I get a 401 on that link? and even just nvcr.io

If you want to open a webpage, you may try this.: https://catalog.ngc.nvidia.com/orgs/nvidia/containers/pytorch?version=25.10-py3

In Docker, you could try: docker pull nvcr.io/nvidia/pytorch:25.10-py3

1 Like

Thanks, it’s not clear to me just yet how I would use this in AI Workbench, which I have thus far been trying to use for the container stuff. It gives me this error trying to use it as a custom container:

Connection Error: No data returned for operation `createProjectMutation`, got error(s): problem creating project files; required base environment label is not set: ‘com.nvidia.workbench.schema-version’ See the error `source` property for more information..

The AI Workbench bases must be updated. Trying to create a project based on nvcr.io/nvidia/pytorch:25.10-py3 fails with com.nvidia.workbench.schema-version not being set, but I just can’t figure out how to do it. Maybe @aniculescu can guide us.

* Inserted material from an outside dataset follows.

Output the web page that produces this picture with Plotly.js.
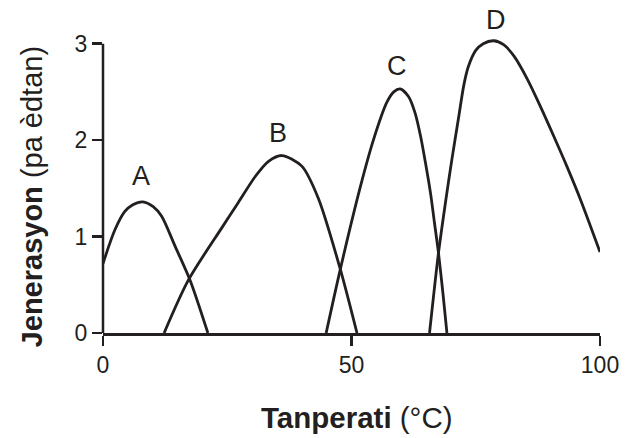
<!DOCTYPE html>
<html>
<head>
<meta charset="utf-8">
<script src="https://cdn.plot.ly/plotly-3.0.1.min.js"></script>
<style>html,body{margin:0;padding:0;background:#fff;}#chart{width:638px;height:438px;}</style>
</head>
<body>
<div id="chart"></div>
<script>
// Temperature (°C) and generations per hour
const tempA = [0, 2.4, 4.4, 6.0, 8.0, 10.1, 11.8, 14.5, 17.5, 21.1];
const genA  = [0.72, 1.07, 1.26, 1.33, 1.36, 1.31, 1.21, 0.90, 0.55, 0];

const tempB = [12.3, 17.2, 23.9, 27.2, 30.6, 33.3, 36.0, 40.0, 43.3, 47.7, 51.1];
const genB  = [0, 0.55, 1.09, 1.35, 1.62, 1.78, 1.84, 1.73, 1.40, 0.67, 0];

const tempC = [44.9, 47.7, 51.8, 54.4, 57.1, 58.5, 59.8, 61.5, 62.8, 63.9, 64.9, 65.9, 66.7, 67.5, 68.4, 69.2];
const genC  = [0, 0.65, 1.52, 2.0, 2.39, 2.50, 2.53, 2.45, 2.28, 2.04, 1.76, 1.45, 1.14, 0.83, 0.41, 0];

const tempD = [65.7, 67.5, 68.9, 70.2, 71.6, 72.6, 73.5, 75.0, 76.5, 78.6, 80.6, 82.7, 85.4, 88.0, 90.7, 93.4, 96.1, 100];
const genD  = [0, 0.83, 1.35, 1.80, 2.25, 2.57, 2.76, 2.93, 3.0, 3.03, 2.99, 2.87, 2.63, 2.35, 2.04, 1.72, 1.38, 0.84];

const curveLabels = ['A', 'B', 'C', 'D'];
const labelX = [7.6, 35.3, 59.2, 79.0];
const labelY = [1.63, 2.07, 2.77, 3.25];

const xTicks = [0, 50, 100];
const yTicks = [0, 1, 2, 3];

const xTitle = '<b>Tanperati</b> (°C)';
const yTitle = '<b>Jenerasyon</b> (pa èdtan)';

const ink = '#231f20';
const font = '"Liberation Sans", Arial, Helvetica, sans-serif';
const yMax = 3.1;

const series = [[tempA, genA], [tempB, genB], [tempC, genC], [tempD, genD]];
const traces = series.map(([x, y], i) => ({
  x: x, y: y, type: 'scatter', mode: 'lines', name: curveLabels[i],
  line: {color: ink, width: 2.8, shape: 'spline', smoothing: 0.8},
  hoverinfo: 'skip'
}));

// curve labels in paper units so the top one (above the axis range) is still drawn
const annotations = curveLabels.map((t, i) => ({
  x: labelX[i], y: labelY[i] / yMax, xref: 'x', yref: 'paper', text: t, showarrow: false,
  xanchor: 'center', yanchor: 'middle',
  font: {family: font, size: 27, color: ink}
}));
annotations.push({
  x: 0.511, y: -0.284, xref: 'paper', yref: 'paper', text: xTitle, showarrow: false,
  xanchor: 'center', yanchor: 'middle',
  font: {family: font, size: 29.5, color: ink}
});
annotations.push({
  x: -0.142, y: 0.455, xref: 'paper', yref: 'paper', text: yTitle, showarrow: false,
  textangle: -90, xanchor: 'center', yanchor: 'middle',
  font: {family: font, size: 29, color: ink}
});

const layout = {
  width: 638, height: 438,
  margin: {l: 103, r: 38, t: 34, b: 105, pad: 0},
  paper_bgcolor: '#fff', plot_bgcolor: '#fff',
  showlegend: false,
  font: {family: font, color: ink},
  xaxis: {
    range: [0, 100], tickvals: xTicks, ticktext: xTicks.map(String),
    ticks: 'outside', ticklen: 10, tickwidth: 2.5, tickcolor: ink,
    showline: true, linewidth: 2.5, linecolor: ink,
    showgrid: false, zeroline: false,
    tickfont: {family: font, size: 23, color: ink}
  },
  yaxis: {
    range: [0, yMax], tickvals: yTicks, ticktext: yTicks.map(String),
    ticks: 'outside', ticklen: 10, tickwidth: 2.5, tickcolor: ink,
    showline: false, showgrid: false, zeroline: false,
    tickfont: {family: font, size: 23, color: ink}
  },
  shapes: [{
    type: 'line', xref: 'paper', yref: 'y', x0: 0, x1: 0, y0: 0, y1: 3,
    line: {color: ink, width: 2.5}
  }],
  annotations: annotations
};

Plotly.newPlot('chart', traces, layout, {staticPlot: true, displayModeBar: false});
</script>
</body>
</html>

(nvwb:local) elsaco@spark:~$ nvwb create project --base-url nvcr.io/nvidia/pytorch:25.10-py3
? Enter a unique name for the project: PyTorch1
? Enter a description: PyTorch test
? Choose a base environment: Custom
? Enter the URL for the custom base image: nvcr.io/nvidia/pytorch:25.10-py3

  input: createProject problem creating project files; required base environment label is not set:
  'com.nvidia.workbench.schema-version'

(nvwb:local) elsaco@spark:~$

These are all the current bases that can be used for custom projects on my device. Importing the Docker container didn’t change anything.

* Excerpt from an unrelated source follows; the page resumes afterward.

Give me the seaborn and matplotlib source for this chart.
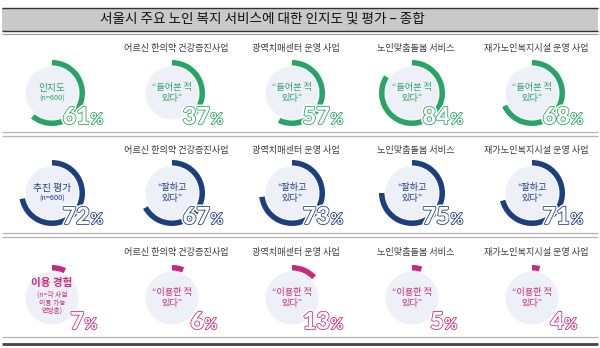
import matplotlib
matplotlib.use("Agg")
import matplotlib.pyplot as plt
import matplotlib.patheffects as pe
from matplotlib.patches import Circle, Rectangle
import seaborn as sns

# ---------------- data ----------------
title = "서울시 주요 노인 복지 서비스에 대한 인지도 및 평가 – 종합"
categories = ["어르신 한의약 건강증진사업", "광역치매센터 운영 사업",
              "노인맞춤돌봄 서비스", "재가노인복지시설 운영 사업"]
awareness = [61, 37, 57, 84, 68]      # overall first, then each service
evaluation = [72, 67, 73, 75, 71]
usage = [7, 6, 13, 5, 4]
row_titles = ["인지도", "추진 평가", "이용 경험"]
row_subs = [["(n=600)"], ["(n=600)"], ["(n=각 사업", "이용 가능", "연령층)"]]
row_phrases = ["“들어본 적\n있다”", "“잘하고\n있다”", "“이용한 적\n있다”"]
row_colors = ["#2aa466", "#1c3f80", "#c8297d"]

# ---------------- layout ----------------
W, H = 600, 348
sns.set_theme(style="white")
plt.rcParams["font.family"] = ["Noto Sans CJK KR", "DejaVu Sans"]

fig = plt.figure(figsize=(6.0, 3.48), dpi=100)
ax = fig.add_axes([0, 0, 1, 1])
ax.set_axis_off()

def Y(y):
    return H - y

col_x = [52, 172, 292, 412, 532]
row_y = [93, 193, 298]
label_y = [48, 150, 252]
R_OUT, R_W, R_IN = 33, 5.5, 26.5
circle_fill = "#eef0f8"

series = [awareness, evaluation, usage]

for r, vals in enumerate(series):
    color = row_colors[r]
    cy = row_y[r]
    # category labels
    for c, cat in enumerate(categories):
        ax.text(col_x[c + 1] + 4, Y(label_y[r]), cat, ha="center", va="center",
                fontsize=6.6, color="#3c3c3c")
    for c, v in enumerate(vals):
        cx = col_x[c]
        ax.add_patch(Circle((cx, Y(cy)), R_IN, facecolor=circle_fill,
                            edgecolor="none", zorder=1))
        wedges, _ = ax.pie([v, 100 - v], colors=[color, (1, 1, 1, 0)],
                           radius=R_OUT, center=(cx, Y(cy)), startangle=90,
                           counterclock=False, frame=False,
                           wedgeprops=dict(width=R_W, edgecolor="none"))
        for w in wedges:
            w.set_zorder(2)
        # inner text
        if c == 0:
            if r < 2:
                ax.text(cx, Y(cy - 5), row_titles[r], ha="center", va="center",
                        fontsize=7, color=color, zorder=3)
                ax.text(cx, Y(cy + 6), row_subs[r][0], ha="center", va="center",
                        fontsize=5.3, color=color, zorder=3)
            else:
                ax.text(cx, Y(cy - 15), row_titles[r], ha="center", va="center",
                        fontsize=7.6, fontweight="bold", color=color, zorder=3)
                for k, line in enumerate(row_subs[r]):
                    ax.text(cx, Y(cy - 3 + 7.8 * k), line, ha="center",
                            va="center", fontsize=4.9, color=color, zorder=3)
        else:
            ax.text(cx, Y(cy), row_phrases[r], ha="center", va="center",
                    fontsize=6.6, color=color, zorder=3, linespacing=1.35)
        # big outlined percentage
        effects = [pe.Stroke(linewidth=3.4, foreground="white"),
                   pe.Stroke(linewidth=1.15, foreground=color),
                   pe.Normal()]
        num = str(v)
        anchor = cx + (38 if len(num) == 2 else 32)
        ax.text(anchor, Y(cy + 31), num, ha="right", va="baseline",
                fontsize=17, fontweight="black", family=["Lato", "DejaVu Sans"],
                color="white", path_effects=effects, zorder=4)
        ax.text(anchor + 0.5, Y(cy + 31), "%", ha="left", va="baseline",
                fontsize=11, fontweight="black", family=["Lato", "DejaVu Sans"],
                color="white", path_effects=effects, zorder=4)

# title bar
ax.add_patch(Rectangle((2, Y(30.5)), 596, 23, facecolor="#c9c9c9",
                       edgecolor="none", zorder=0))
ax.hlines([Y(7.5)], 2, 598, color="#333333", linewidth=1.0)
ax.hlines([Y(30.5)], 2, 598, color="#333333", linewidth=1.0)
ax.hlines([Y(33.5)], 2, 598, color="#9a9a9a", linewidth=0.8)
ax.text(262, Y(19), title, ha="center", va="center", fontsize=9.8,
        fontweight="medium", color="#111111")

# separators
for yy in (132, 135.5, 233, 236.5):
    ax.hlines([Y(yy)], 2, 598, color="#b4b4b4", linewidth=0.9)
ax.hlines([Y(337)], 2, 598, color="#b4b4b4", linewidth=0.9)
ax.hlines([Y(343.5)], 2, 598, color="#444444", linewidth=2.0)

ax.set_xlim(0, W)
ax.set_ylim(0, H)
ax.set_aspect("auto")

fig.savefig("out.png", dpi=100, facecolor="white")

nvcr.io/nvidia/ai-workbench/python-basic:1.0.8
nvcr.io/nvidia/ai-workbench/python-cuda117:1.0.6
nvcr.io/nvidia/ai-workbench/python-cuda120:1.0.8
nvcr.io/nvidia/ai-workbench/python-cuda122:1.0.8
nvcr.io/nvidia/ai-workbench/python-cuda124:1.0.2
nvcr.io/nvidia/ai-workbench/python-cuda126:1.0.2
nvcr.io/nvidia/ai-workbench/python-cuda128:1.0.2
nvcr.io/nvidia/ai-workbench/python-cuda129:1.0.1
nvcr.io/nvidia/ai-workbench/pytorch:1.0.6
nvcr.io/nvidia/rapidsai/notebooks:25.06-cuda12.8-py3.11

Run nvwb list bases --wide to show what’s available on your Spark. There’s more output than what’s posted above.

1 Like

Using Pyton with CUDA 12.9 as base creating a custom container works okay:

(nvwb:local) elsaco@spark:~$ nvwb create project
? Enter a unique name for the project: ptTest
? Enter a description: PyTorch test
? Choose a base environment: Python with CUDA 12.9

  Created new project 'ptTest' (/home/elsaco/nvidia-workbench/ptTest)


  ✓ Container build complete (2m5.387084856s)

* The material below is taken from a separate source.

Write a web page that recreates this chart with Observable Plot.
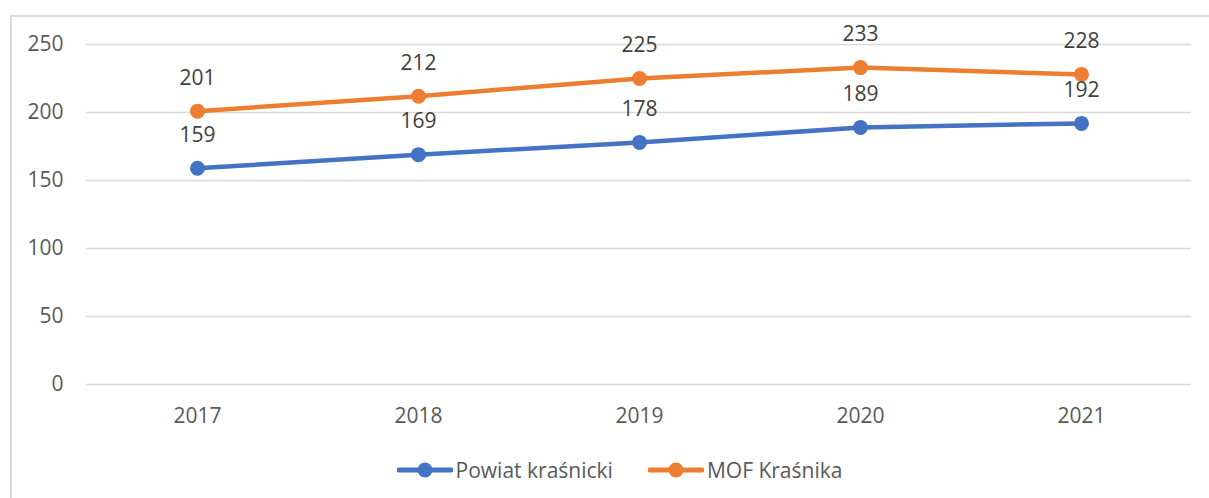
<!DOCTYPE html>
<html>
<head>
<meta charset="utf-8">
<script src="https://cdn.jsdelivr.net/npm/d3@7"></script>
<script src="https://cdn.jsdelivr.net/npm/@observablehq/plot@0.6"></script>
<style>
  html, body { margin: 0; padding: 0; background: #fff; }
  #wrap { position: relative; width: 1209px; height: 498px; overflow: hidden; font-family: "Open Sans", sans-serif; }
  #frame { position: absolute; left: 10px; top: 15px; width: 1300px; height: 600px; border: 2px solid #d9d9d9; box-sizing: border-box; }
  #chart { position: absolute; left: 0; top: 0; }
  #legend { position: absolute; left: 0; top: 442px; width: 1209px; height: 56px; display: flex; justify-content: center; align-items: center; gap: 35px; font-size: 21px; color: #595959; padding-left: 30px; box-sizing: border-box; }
  .item { display: flex; align-items: center; gap: 3px; }
</style>
</head>
<body>
<div id="wrap">
  <div id="frame"></div>
  <div id="chart"></div>
  <div id="legend"></div>
</div>
<script>
const years = ["2017", "2018", "2019", "2020", "2021"];
const seriesNames = ["Powiat kraśnicki", "MOF Kraśnika"];
const powiat = [159, 169, 178, 189, 192];
const mof = [201, 212, 225, 233, 228];
const yTicks = [0, 50, 100, 150, 200, 250];
const colors = ["#4472C4", "#ED7D31"];

const data = [];
years.forEach((y, i) => {
  data.push({year: y, series: seriesNames[0], value: powiat[i]});
  data.push({year: y, series: seriesNames[1], value: mof[i]});
});

const plot = Plot.plot({
  width: 1209,
  height: 440,
  marginLeft: 86,
  marginRight: 18,
  marginTop: 44,
  marginBottom: 56,
  style: {fontFamily: "'Open Sans', sans-serif", fontSize: "21px", color: "#595959", background: "transparent"},
  x: {type: "point", domain: years, padding: 0.5, label: null},
  y: {domain: [0, 250], label: null},
  color: {domain: seriesNames, range: colors},
  marks: [
    Plot.ruleY(yTicks, {stroke: "#d9d9d9", strokeWidth: 1.5, strokeOpacity: 1}),
    Plot.axisY({ticks: yTicks, tickSize: 0, tickPadding: 23, fill: "#595959", label: null}),
    Plot.axisX({tickSize: 0, tickPadding: 24, fill: "#595959", label: null}),
    Plot.line(data, {x: "year", y: "value", z: "series", stroke: "series", strokeWidth: 4.5, curve: "linear"}),
    Plot.dot(data, {x: "year", y: "value", fill: "series", r: 7.5}),
    Plot.text(data, {x: "year", y: "value", text: d => String(d.value), dy: -33, fill: "#404040", fontSize: 21})
  ]
});
document.getElementById("chart").appendChild(plot);

const legend = document.getElementById("legend");
seriesNames.forEach((name, i) => {
  const item = document.createElement("div");
  item.className = "item";
  item.innerHTML = `<svg width="56" height="18"><line x1="2" y1="9" x2="54" y2="9" stroke="${colors[i]}" stroke-width="5" stroke-linecap="round"/><circle cx="28" cy="9" r="7.5" fill="${colors[i]}"/></svg><span>${name}</span>`;
  legend.appendChild(item);
});
</script>
</body>
</html>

and docker inspect shows “com.nvidia.workbench.schema-version”: “v2”

Yes that is one of the standard ones, I am hoping to get a recent PyTorch base.

Seems like we need to add a bunch of labels to these later docker containers to make them compatible with AI Workbench.

I am starting to get the impression that AI Workbench isn’t a highly supported workflow? I quite like the jupyterlab and vscode integrations via Sync, it’s handy, but manually updating Dockerfiles with special tags that it needs kinda spoils it. What do professionals do for this stuff, when they want something which can be easily used on a e.g. DGX Spark but the resulting projects are also easy to push into a cloud for actual training cluster time?

I’m not even convinced this “pytorch 2.6” image is 2.6, when I click through it seems to still be 2.4??

EDIT: the docs are just wrong, but I do feel like I need to get an AI Workbench base image with pytorch 2.9 working, so I guess I gotta start from the 2.9 docker container from nvcr then add those tags? Or would it be easier to start from the latest Python with CUDA 12.9 and then just add pytorch 2.9 to it?

Is there a guide to converting one of these NGC containers into an AI Workbench base image, @aniculescu ?

For AI Workbench specific questions, you can reach out to their forum: NVIDIA AI Workbench - NVIDIA Developer Forums
However, you can start by looking at their documentation for using your own container: Use Your Own Container — NVIDIA AI Workbench User Guide

1 Like

This topic was automatically closed 14 days after the last reply. New replies are no longer allowed.